The text-filling feature is not publicly available at the moment. However, translators interested in this feature can contact me directly to run the text-filling script.
For a demonstration of the tool's previous features, please visit this video.
One of the key characteristics of the software is its reliance on OpenCV for most functionalities. While PyTorch is not necessary, integrating it could enhance accuracy.
The reason behind not disclosing the code previously was due to incidents of plagiarism by several comic narrators on video platforms, sexual harassment, and cyberbullying.
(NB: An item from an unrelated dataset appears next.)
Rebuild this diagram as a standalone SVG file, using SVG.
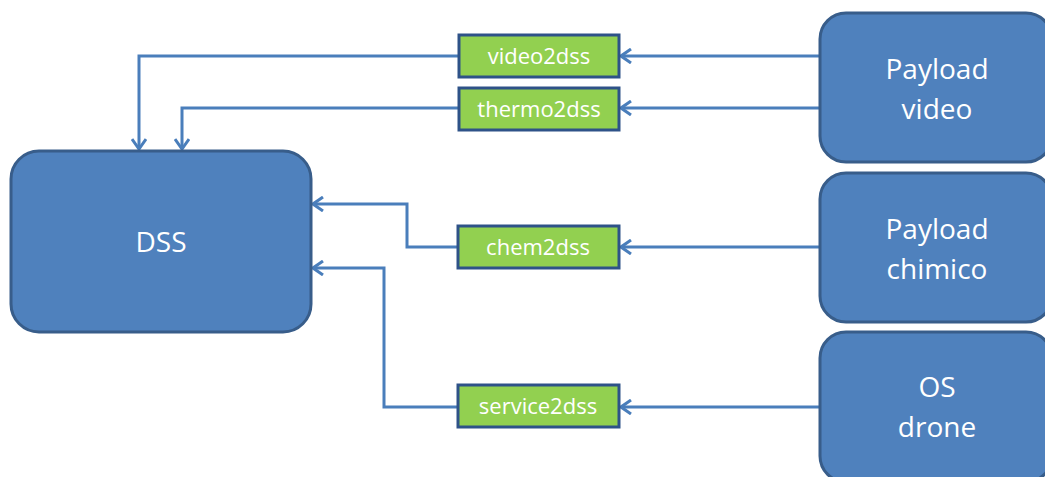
<svg xmlns="http://www.w3.org/2000/svg" width="1045" height="477" viewBox="0 0 1045 477">
<defs>
<style>
.blue{fill:#4F81BD;stroke:#385D8A;stroke-width:3}
.green{fill:#92D050;stroke:#2E5288;stroke-width:3}
.t{font-family:"Open Sans","Noto Sans",sans-serif;fill:#FFFFFF;text-anchor:middle}
.big{font-size:28px}
.lab{font-size:22px}
.c{fill:none;stroke:#4A7EBB;stroke-width:3}
</style>
<marker id="arr" viewBox="0 0 12 16" refX="11" refY="8" markerWidth="12" markerHeight="16" markerUnits="userSpaceOnUse" orient="auto">
<polyline points="1,1 11,8 1,15" fill="none" stroke="#4A7EBB" stroke-width="3"/>
</marker>
</defs>
<rect width="1045" height="477" fill="#FFFFFF"/>
<g id="connectors">
<line class="c" x1="820" y1="56" x2="621" y2="56" marker-end="url(#arr)"/>
<polyline class="c" points="459,56 139,56 139,149" marker-end="url(#arr)"/>
<line class="c" x1="820" y1="108" x2="621" y2="108" marker-end="url(#arr)"/>
<polyline class="c" points="459,108 182,108 182,149" marker-end="url(#arr)"/>
<line class="c" x1="820" y1="247" x2="621" y2="247" marker-end="url(#arr)"/>
<polyline class="c" points="458,247 407,247 407,204 313,204" marker-end="url(#arr)"/>
<line class="c" x1="820" y1="407" x2="621" y2="407" marker-end="url(#arr)"/>
<polyline class="c" points="458,407 384,407 384,268 313,268" marker-end="url(#arr)"/>
</g>
<g id="dss">
<rect class="blue" x="11" y="151" width="300" height="181" rx="28"/>
<text class="t big" x="161" y="252">DSS</text>
</g>
<g id="payload-video">
<rect class="blue" x="820" y="13" width="232" height="149" rx="26"/>
<text class="t big" x="937" y="79">Payload</text>
<text class="t big" x="937" y="119">video</text>
</g>
<g id="payload-chimico">
<rect class="blue" x="820" y="173" width="232" height="149" rx="26"/>
<text class="t big" x="937" y="239">Payload</text>
<text class="t big" x="937" y="279">chimico</text>
</g>
<g id="os-drone">
<rect class="blue" x="820" y="332" width="232" height="150" rx="26"/>
<text class="t big" x="937" y="397">OS</text>
<text class="t big" x="937" y="437">drone</text>
</g>
<g id="video2dss">
<rect class="green" x="459" y="35" width="160" height="42"/>
<text class="t lab" x="539" y="64">video2dss</text>
</g>
<g id="thermo2dss">
<rect class="green" x="459" y="88" width="160" height="42"/>
<text class="t lab" x="539" y="117">thermo2dss</text>
</g>
<g id="chem2dss">
<rect class="green" x="458" y="226" width="161" height="42"/>
<text class="t lab" x="538" y="255">chem2dss</text>
</g>
<g id="service2dss">
<rect class="green" x="458" y="385" width="161" height="42"/>
<text class="t lab" x="538" y="414">service2dss</text>
</g>
</svg>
There was a concern that making the source code public could exacerbate these issues.
However, with the recent advancements in ChatGPT, there might be new methods to circumvent the worst-case scenarios, warranting an exploration into open-sourcing the tool.
First, ensure that you have Python 3.10. You can check your Python version by entering the following command in the command line:
python --version
Clone this repository or download the ZIP file and extract it.
Install the necessary Python libraries with the following command:
pip install -r requirements.txt
To download en_core_web_sm
, run the proper command in terminal:
python3 -m spacy download en_core_web_sm #Mac
python.exe -m spacy download en_core_web_sm #Win
To download nltk data, run the following code in python:
import nltk
nltk.download('words')
nltk.download('names')
nltk.download('wordnet')
nltk.download('omw-1.4')
In the command line, navigate to the project folder and execute the file pyqt5_momotranslator.py:
python pyqt5_momotranslator.py
Upon running the program, a graphical user interface will appear.
This project is licensed under the terms of the MIT license. For more information, please refer to the LICENSE file.